Posted February. 13, 2005 23:07,   


Even though North Korea submitted a wild card by announcing that they possess nuclear weapons, both Seoul and Washington predict that it was a hard choice for North Korea to make.

The Korean government is in a plight in dealing with North Korea, a situation that could change the course of the Korean peninsula’s destiny.

Sleepless in Pyongyang-

The Korean government predicts that North Korea announced the possession of nuclear weapons after a long and careful consideration.

The second-term George W. Bush administration seemed to be eager to corner North Korea through its hawkish policy and reports of North Korea’s nuclear material exports to Libya. Recently, even China is leaning towards the U.S.

A high-ranking official of Korean government said, “A few days ago, Chinese President Hu Jintao met with Michael Green, Asian affairs senior director of Bush`s National Security Council, to talk about North Korea’s export of nuclear materials.
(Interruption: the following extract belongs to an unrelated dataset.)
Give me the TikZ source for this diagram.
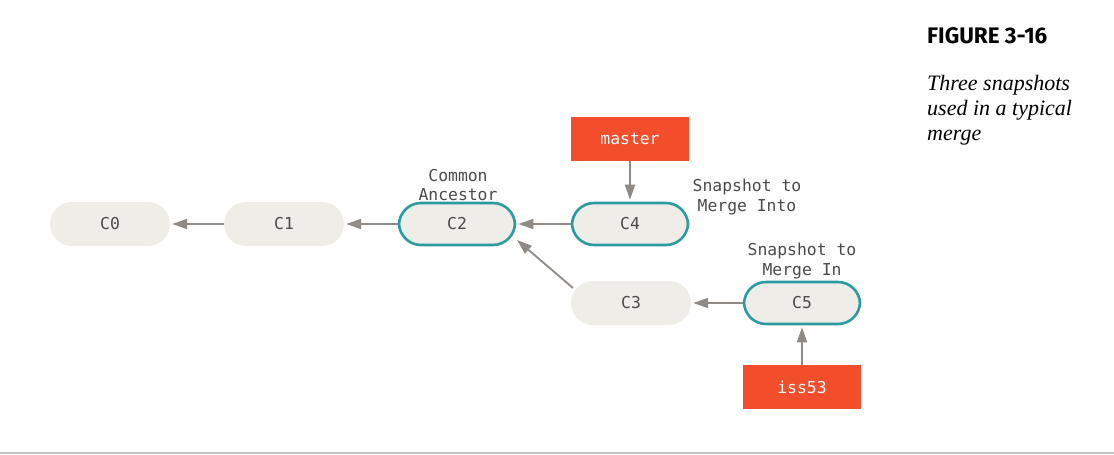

It has been said that North Korea was appalled by such behavior from the chief of China.” Senior Director Green has visited Japan, China, and Korea in order from the end of January to the beginning of February.

The Washington foreign source analyzed that North Korea was most concerned with the possibility of becoming an “International Missing Child” if it gave up its nuclear weapons program. At least Libya has oil, but North Korea is just empty hands and naked fists.

The limitations to the aid they can receive from South Korea, the limitations with its normalization with Japan, and always the feasibility of the U.S. not keeping up with the promise of a “multilateral security guarantee” have led North Korea to make such a bad move.

No channel open with North Korea is Seoul’s concern-

The Korean government is helpless. At least the Kim Dae-jung administration had an “underground channel,” but the Roh Moo-hyun administration has informed North Korea to meet it only through an official window such as the ministerial-level talks.

The Washington foreign source said, “We have an open channel with North Korea through Moon Jung In, the director of Asia-Pacific Studies (on matters of nuclear issues), but we can’t look at it as functioning smoothly.”

It was the Korean government that persuaded the U.S. in June of last year during the third round of six-party talks to come up with a new solution to deal with the North Korean nuclear problem. However, the North did not show gratitude, only demanding bilateral talks.

An expert in North Korean affairs criticized such behavior, saying “It is an anti-U.S. submissive behavior.”

For now, the only hope remains in the outcome of the North Korea visit by Wang Jiarui, head of the International Department of the CPC Central Committee, planned at the end of this month. However, it is uncertain if Chairman Kim Jong Il will meet with him. It has been reported that North Korea has delivered the message of “North Korea will not change its decision from Wang’s visit” to China.